Passive House is a rigorous, voluntary standard for energy efficiency in a building. Adherence to the standard results in buildings that require little energy for heating or cooling – hence the term ‘passive’.
The original ‘Passivhaus’ standard was developed by Bo Adamson of Lund University Sweden and Wolfgang Feist from the Institute of Housing and the Environment, Germany with the first residences being built in Germany 1990.
The Passive House standards requires that a building meet certain requirements in terms of heating and cooling loads, energy consumption and airtightness. In order meet these requirements and achieve the standard, various techniques and technologies are used in combination.
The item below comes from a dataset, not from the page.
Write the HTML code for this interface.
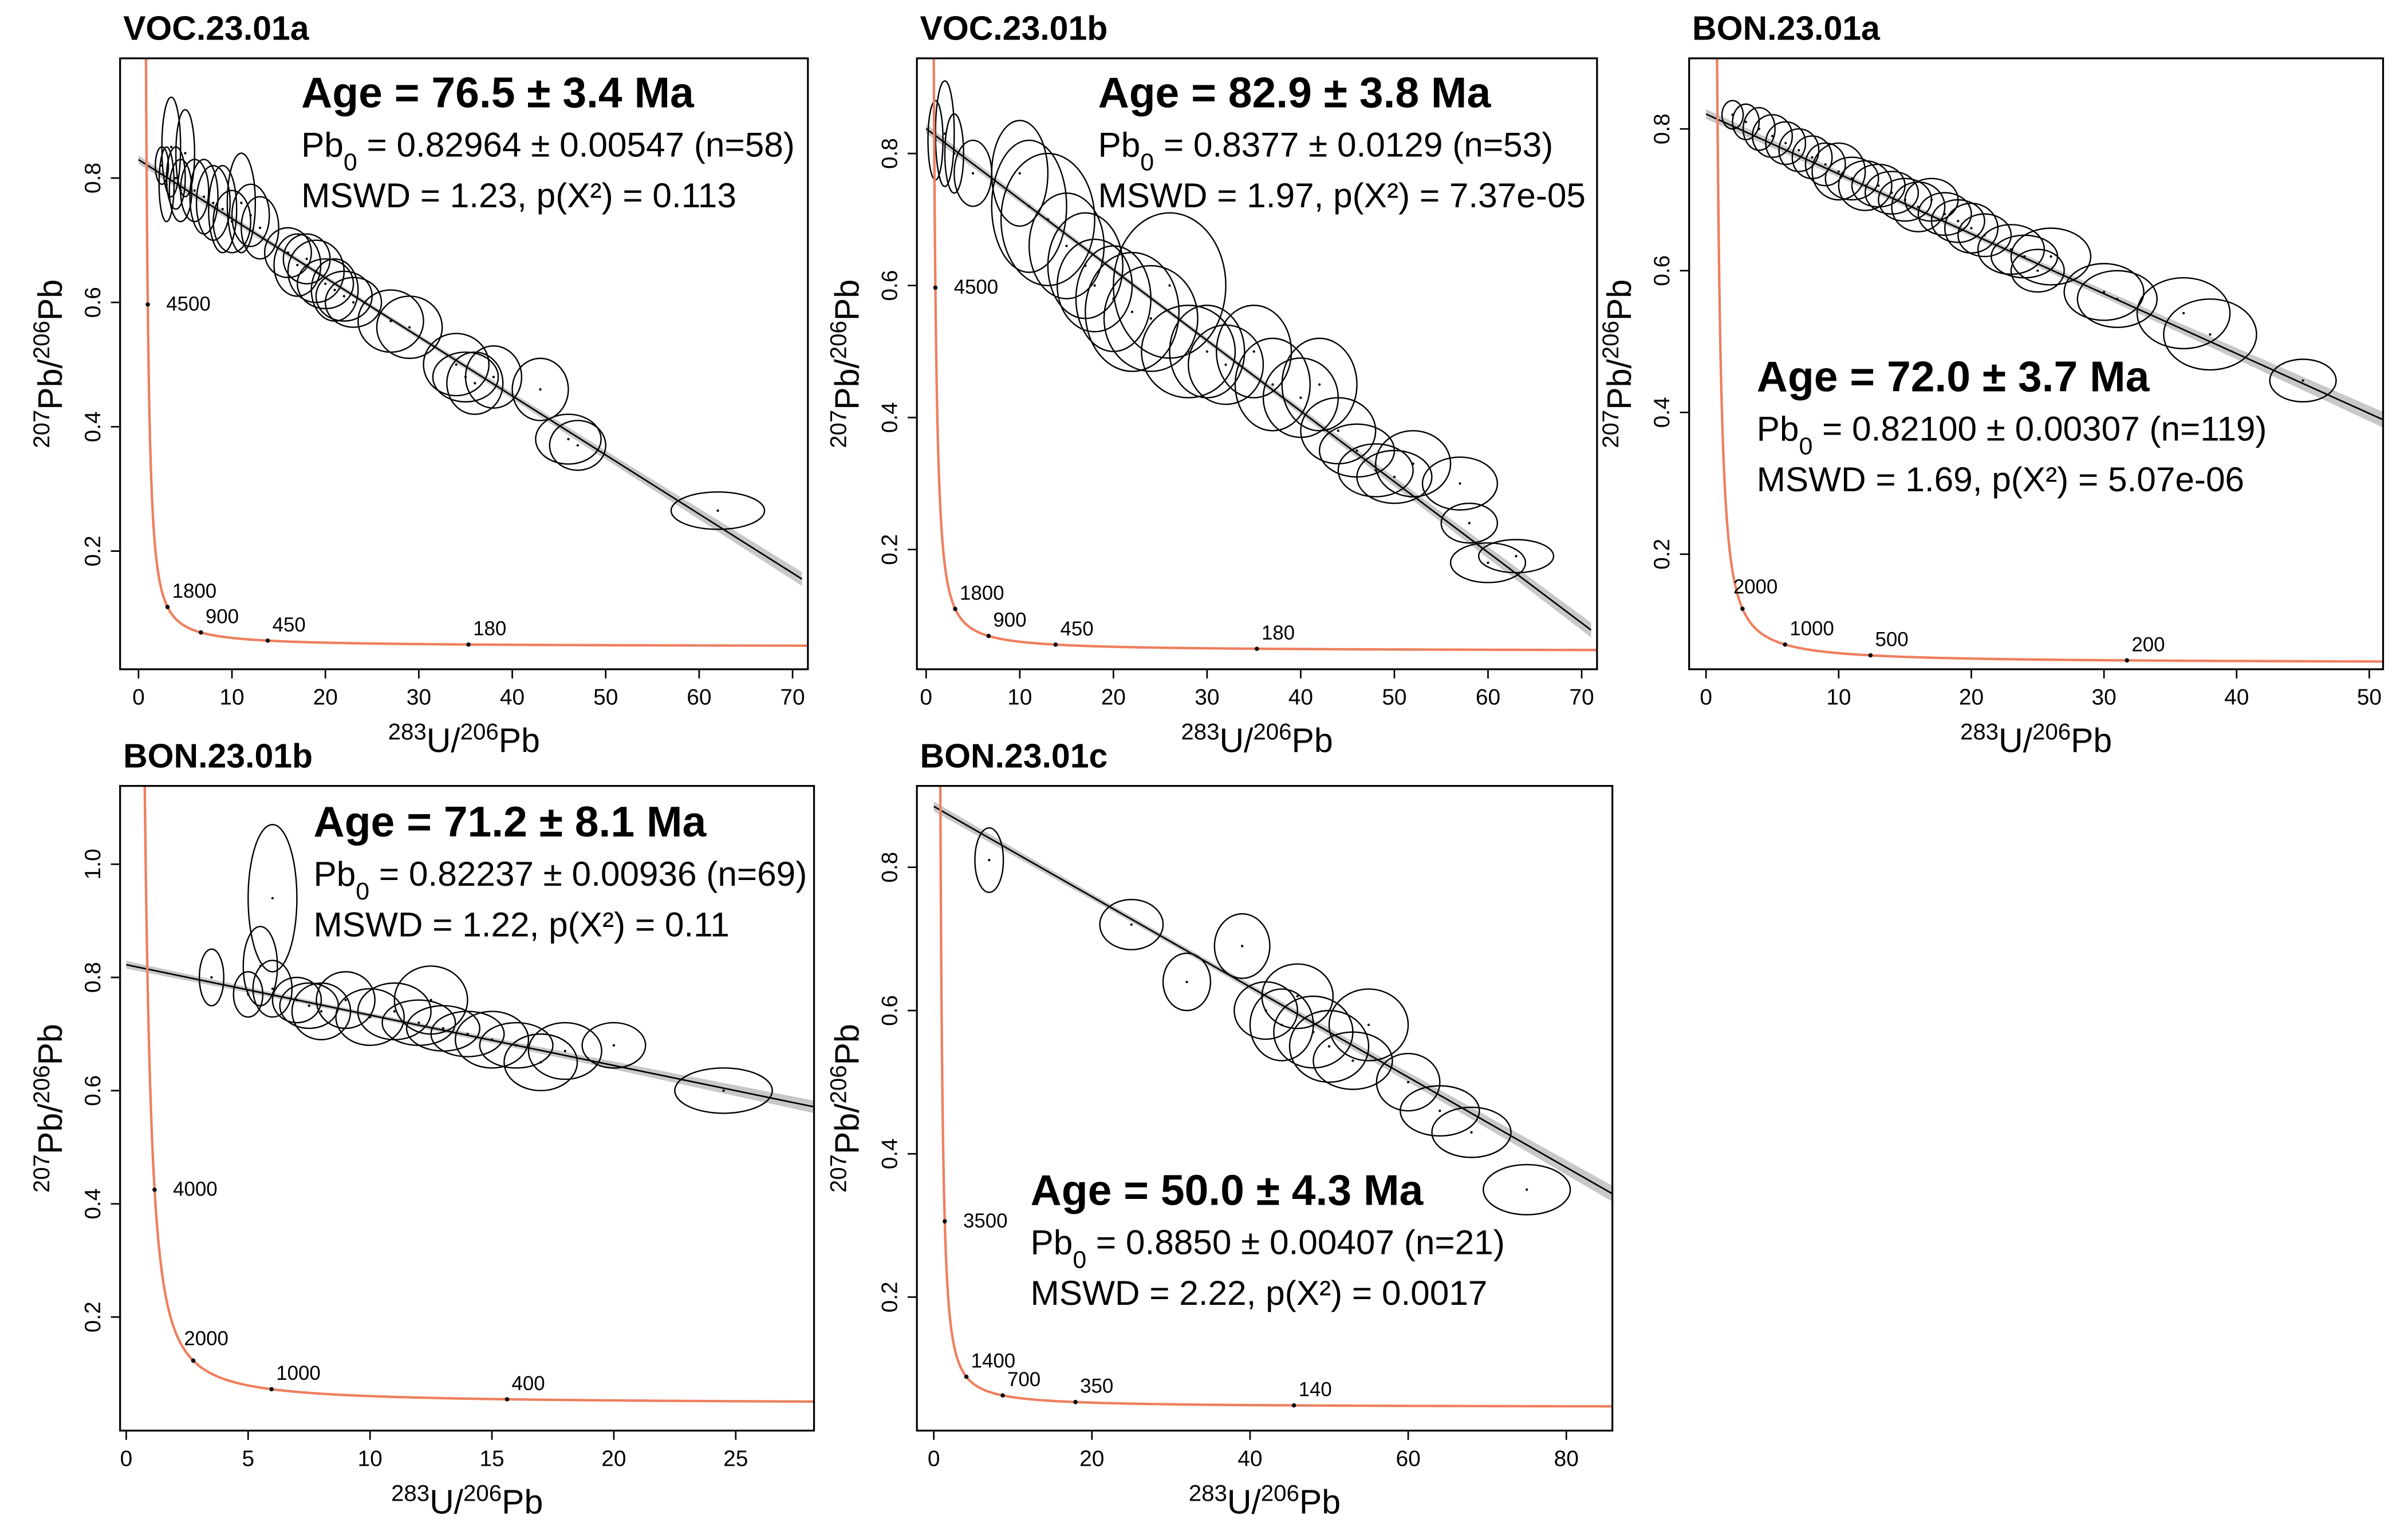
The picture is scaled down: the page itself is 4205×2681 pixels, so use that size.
<!DOCTYPE html>
<html><head><meta charset="utf-8">
<style>
html,body{margin:0;padding:0;background:#fff;}
svg{display:block;font-family:"Liberation Sans",Arial,sans-serif;}
</style></head>
<body>
<svg id="fig" width="4205" height="2681" viewBox="0 0 1568 1000" xmlns="http://www.w3.org/2000/svg">
<rect x="0" y="0" width="1568" height="1000" fill="#fff"/>
</svg>
<script>
// ---------- DATA ----------
const p1X=[2.5,3,3.5,4,4.5,5,6,7,8,9,10,11,12,13,16,17,18,19,20,21,22,23,27,29,34,35,36,38,43,46,47,62];
const p1Y=[0.82,0.79,0.85,0.80,0.78,0.84,0.78,0.77,0.76,0.75,0.73,0.76,0.74,0.72,0.68,0.66,0.67,0.65,0.63,0.62,0.61,0.60,0.57,0.56,0.50,0.48,0.47,0.48,0.46,0.38,0.37,0.265];
const p1RX=[0.7,0.8,1,1,1.2,1,1.5,1.5,1.8,1.5,2,1.5,2,2,2.5,2.5,2.5,3,3,2.5,3,3,3.5,3.5,3.5,3.5,3,3,3,3.5,3,5];
const p1RY=[0.03,0.06,0.08,0.05,0.05,0.07,0.05,0.06,0.06,0.07,0.05,0.08,0.05,0.05,0.04,0.05,0.04,0.05,0.04,0.05,0.04,0.04,0.05,0.05,0.05,0.04,0.05,0.05,0.05,0.04,0.04,0.03];
const p2X=[1,2,3,5,10,11,13,15,17,18,20,22,24,26,28,30,32,35,37,40,42,44,46,48,50,52,57,58,60,63];
const p2Y=[0.82,0.83,0.80,0.77,0.77,0.72,0.70,0.66,0.63,0.60,0.58,0.56,0.55,0.60,0.50,0.50,0.48,0.50,0.45,0.43,0.45,0.38,0.35,0.32,0.31,0.33,0.30,0.24,0.18,0.19];
const p2RX=[0.8,1,1,2,3,4,5,4,4,4,4,5,5,6,5,4,4,4,4,4,4,4,4,4,4,4,4,3,4,4];
const p2RY=[0.06,0.08,0.06,0.05,0.08,0.1,0.1,0.08,0.08,0.07,0.08,0.09,0.08,0.11,0.07,0.07,0.06,0.07,0.07,0.06,0.07,0.05,0.04,0.04,0.04,0.05,0.04,0.03,0.03,0.025];
const p3X=[2,3,4,5,6,7,8,9,10,11,12,13,14,15,16,17,18,19,20,21,23,24,25,26,30,31,36,38,45];
const p3Y=[0.82,0.81,0.80,0.79,0.78,0.77,0.76,0.75,0.74,0.73,0.72,0.72,0.71,0.70,0.69,0.70,0.68,0.67,0.66,0.65,0.63,0.62,0.60,0.62,0.57,0.56,0.54,0.51,0.445];
const p3RX=[0.8,1,1.2,1.5,1.5,1.5,1.5,1.5,2,2,2,2,2,2,2,2,2,2,2,2,2.5,2.5,2,3,3,3,3.5,3.5,2.5];
const p3RY=[0.02,0.025,0.03,0.03,0.03,0.03,0.03,0.03,0.04,0.03,0.035,0.03,0.03,0.03,0.035,0.03,0.03,0.03,0.035,0.03,0.035,0.03,0.03,0.04,0.04,0.04,0.05,0.05,0.03];
const p4X=[3.5,5,5.5,6,6,7,7.5,8,9,10,11,12,12.5,13,14,15,16,17,18,20,24.5];
const p4Y=[0.80,0.77,0.82,0.78,0.94,0.76,0.75,0.74,0.76,0.73,0.74,0.72,0.76,0.71,0.70,0.69,0.68,0.65,0.67,0.68,0.60];
const p4RX=[0.5,0.6,0.7,0.8,1,1,1.2,1.2,1.2,1.4,1.5,1.5,1.5,1.5,1.5,1.5,1.5,1.5,1.5,1.3,2];
const p4RY=[0.05,0.04,0.07,0.05,0.13,0.04,0.04,0.05,0.05,0.05,0.05,0.04,0.06,0.04,0.04,0.05,0.04,0.05,0.05,0.04,0.04];
const p5X=[7,25,32,39,42,44,46,48,50,53,55,60,64,68,75];
const p5Y=[0.81,0.72,0.64,0.69,0.60,0.58,0.62,0.57,0.55,0.53,0.58,0.50,0.46,0.43,0.35];
const p5RX=[1.8,4,3,3.5,4,4,4.5,5,5,5,5,4,5,5,5.5];
const p5RY=[0.045,0.035,0.04,0.045,0.04,0.05,0.045,0.05,0.05,0.04,0.05,0.04,0.035,0.035,0.035];
const xTicks1=[0,10,20,30,40,50,60,70], yTicks1=[0.2,0.4,0.6,0.8];
const xTicks3=[0,10,20,30,40,50];
const xTicks4=[0,5,10,15,20,25], yTicks4=[0.2,0.4,0.6,0.8,1.0];
const xTicks5=[0,20,40,60,80];
const ages1=[4500,1800,900,450,180], ages3=[2000,1000,500,200], ages4=[4000,2000,1000,400], ages5=[3500,1400,700,350,140];
const intercepts=[0.8296,0.8377,0.821,0.8224,0.885];
const slopes=[-0.0095,-0.0107,-0.00845,-0.0089,-0.0063];

// ---------- LAYOUT ----------
const panels=[
 {name:'voc-23-01a',title:'VOC.23.01a',box:[78,38,526,436],x0:90,xs:6.086,y0v:0.8,y0p:116,ys:405,xmax:71,xt:xTicks1,yt:yTicks1,X:p1X,Y:p1Y,RX:p1RX,RY:p1RY,ages:ages1,txt:[196,70],age:'Age = 76.5 ± 3.4 Ma',pb:'0.82964 ± 0.00547 (n=58)',ms:'MSWD = 1.23, p(X²) = 0.113'},
 {name:'voc-23-01b',title:'VOC.23.01b',box:[597,38,1040,436],x0:603,xs:6.1,y0v:0.8,y0p:100,ys:430,xmax:71,xt:xTicks1,yt:yTicks1,X:p2X,Y:p2Y,RX:p2RX,RY:p2RY,ages:ages1,txt:[715,70],age:'Age = 82.9 ± 3.8 Ma',pb:'0.8377 ± 0.0129 (n=53)',ms:'MSWD = 1.97, p(X²) = 7.37e-05'},
 {name:'bon-23-01a',title:'BON.23.01a',box:[1100,38,1552,436],x0:1111,xs:8.64,y0v:0.8,y0p:84,ys:461.7,xmax:51,xt:xTicks3,yt:yTicks1,X:p3X,Y:p3Y,RX:p3RX,RY:p3RY,ages:ages3,txt:[1144,255],age:'Age = 72.0 ± 3.7 Ma',pb:'0.82100 ± 0.00307 (n=119)',ms:'MSWD = 1.69, p(X²) = 5.07e-06'},
 {name:'bon-23-01b',title:'BON.23.01b',box:[78,512,530,932],x0:82,xs:15.88,y0v:1.0,y0p:563,ys:368.75,xmax:28.2,xt:xTicks4,yt:yTicks4,X:p4X,Y:p4Y,RX:p4RX,RY:p4RY,ages:ages4,txt:[204,545],age:'Age = 71.2 ± 8.1 Ma',pb:'0.82237 ± 0.00936 (n=69)',ms:'MSWD = 1.22, p(X²) = 0.11'},
 {name:'bon-23-01c',title:'BON.23.01c',box:[597,512,1050,932],x0:608,xs:5.15,y0v:0.8,y0p:565,ys:466.7,xmax:86,xt:xTicks5,yt:yTicks1,X:p5X,Y:p5Y,RX:p5RX,RY:p5RY,ages:ages5,txt:[671,785],age:'Age = 50.0 ± 4.3 Ma',pb:'0.8850 ± 0.00407 (n=21)',ms:'MSWD = 2.22, p(X²) = 0.0017'}
];
const NS='http://www.w3.org/2000/svg';
const fig=document.getElementById('fig');
function mk(tag,attrs,parent){const e=document.createElementNS(NS,tag);for(const k in attrs)e.setAttribute(k,attrs[k]);parent.appendChild(e);return e;}
const L238=1.55125e-10,L235=9.8485e-10;
function conc(tMa){const t=tMa*1e6;const a=Math.exp(L238*t)-1;const b=Math.exp(L235*t)-1;return [1/a,b/(137.88*a)];}

panels.forEach((P,i)=>{
  const g=mk('g',{},fig);
  
  
  const [bx0,by0,bx1,by1]=P.box;
  const sx=v=>P.x0+v*P.xs, sy=v=>P.y0p-(v-P.y0v)*P.ys;
  const cid='clip'+i;
  const cp=mk('clipPath',{id:cid},g); mk('rect',{x:bx0,y:by0,width:bx1-bx0,height:by1-by0},cp);
  const plot=mk('g',{'clip-path':'url(#'+cid+')'},g);
  
  
  const a=intercepts[i], s=slopes[i], xm=P.xmax*0.35;
  let up=[],dn=[];
  for(let k=0;k<=40;k++){const x=P.xmax*k/40;const w=0.004*Math.sqrt(1+Math.pow((x-xm)/(P.xmax*0.25),2));const y=a+s*x;up.push(sx(x)+','+sy(y+w));dn.unshift(sx(x)+','+sy(y-w));}
  const band=mk('polygon',{points:up.concat(dn).join(' '),fill:'#c8c8c8',stroke:'none'},plot);
  
  
  P.X.forEach((x,j)=>{
    const el=mk('ellipse',{cx:sx(x),cy:sy(P.Y[j]),rx:P.RX[j]*P.xs,ry:P.RY[j]*P.ys,fill:'none',stroke:'#000','stroke-width':0.9},plot);
    
    
    const d=mk('circle',{cx:sx(x),cy:sy(P.Y[j]),r:0.8,fill:'#000'},plot);
    
    
  });
  const ln=mk('line',{x1:sx(0),y1:sy(a),x2:sx(P.xmax),y2:sy(a+s*P.xmax),stroke:'#000','stroke-width':1},plot);
  
  
  let pts=[];
  for(let k=0;k<=400;k++){const t=20+Math.pow(k/400,2)*5500;const c=conc(t);pts.push(sx(c[0])+','+sy(c[1]));}
  const cc=mk('polyline',{points:pts.join(' '),fill:'none',stroke:'#ee7f5e','stroke-width':1.6},plot);
  
  
  P.ages.forEach(t=>{const c=conc(t);
    const m=mk('circle',{cx:sx(c[0]),cy:sy(c[1]),r:1.4,fill:'#000'},plot);
    
    
    const lb=mk('text',{x:sx(c[0])+(c[0]<3?-6:3),y:sy(c[1])-(c[0]<3&&c[1]<0.4?10:6),'font-size':13,fill:'#000'},plot);
    if(c[0]<2&&c[1]>0.25){lb.setAttribute('x',sx(c[0])+12);lb.setAttribute('y',sy(c[1])+4);}
    lb.textContent=t;
    
    
  });
  const bx=mk('rect',{x:bx0,y:by0,width:bx1-bx0,height:by1-by0,fill:'none',stroke:'#000','stroke-width':1.2},g);
  
  
  P.xt.forEach(v=>{const x=sx(v);
    mk('line',{x1:x,y1:by1,x2:x,y2:by1+6,stroke:'#000','stroke-width':1},g);
    const t=mk('text',{x:x,y:by1+23,'font-size':14.5,'text-anchor':'middle'},g);t.textContent=v;
    
    
  });
  P.yt.forEach(v=>{const y=sy(v);
    mk('line',{x1:bx0,y1:y,x2:bx0-6,y2:y,stroke:'#000','stroke-width':1},g);
    const t=mk('text',{x:bx0-13,y:y,'font-size':14.5,'text-anchor':'middle',transform:'rotate(-90 '+(bx0-13)+' '+y+')'},g);t.textContent=v.toFixed(1);
    
    
  });
  const xt=mk('text',{x:(bx0+bx1)/2,y:by1+54,'font-size':22,'text-anchor':'middle'},g);
  xt.innerHTML='<tspan baseline-shift="super" font-size="15">283</tspan>U/<tspan baseline-shift="super" font-size="15">206</tspan>Pb';
  
  
  const yx=bx0-38, yy=(by0+by1)/2;
  const yt=mk('text',{x:yx,y:yy,'font-size':22,'text-anchor':'middle',transform:'rotate(-90 '+yx+' '+yy+')'},g);
  yt.innerHTML='<tspan baseline-shift="super" font-size="15">207</tspan>Pb/<tspan baseline-shift="super" font-size="15">206</tspan>Pb';
  
  
  const tt=mk('text',{x:bx0+2,y:by0-12,'font-size':22,'font-weight':'bold'},g);tt.textContent=P.title;
  
  
  const [tx,ty]=P.txt;
  const a1=mk('text',{x:tx,y:ty,'font-size':28,'font-weight':'bold'},g);a1.textContent=P.age;
  
  
  const a2=mk('text',{x:tx,y:ty+32,'font-size':22.5},g);
  a2.innerHTML='Pb<tspan baseline-shift="sub" font-size="16">0</tspan> = '+P.pb;
  
  
  const a3=mk('text',{x:tx,y:ty+65,'font-size':22.5},g);a3.textContent=P.ms;
  
  
});
</script>
</body></html>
Passive solar building design techniques involve ensuring a building is compact in shape to reduce the surface area with the principal windows orientated toward the equator to maximise solar gain. However in temperate climates the focus is on reducing excessive solar heat gain through things such as brise soleil, trees and pergolas with vines.
Superinsulation reduces heat transfer through the walls, roof and floor with special attention given to eliminating thermal bridges.
Advanced technology windows with triple-pane insulated glazing, thermally broken frames and air seals give exceptionally high R-values. Engineered windows can provide greater heat gains than losses, even in mid-winter!
Airtightness ensures that the air exchange is done through controlled ventilation through a heat-exchanger in order to minimise heat loss.
Passive Natural Ventilation is an integral component of passive house design and can be achieved by cross ventilation or the stack effect. In some cases, mechanical heat recovery ventilation systems are employed to maintain air quality.
Space Heating makes use of intrinsic heat from internal sources – such as lighting, white goods and body heat.
Passive and active daylighting techniques help to minimise energy consumption while solar panels can provide the necessary energy for lighting and electrical appliances.
Passive House buildings require an investment in higher quality building components, costing on average 5-10% more than traditional buildings. However they achieve significant savings over a life-time with a typical Passive House building achieving energy savings of up to 90%.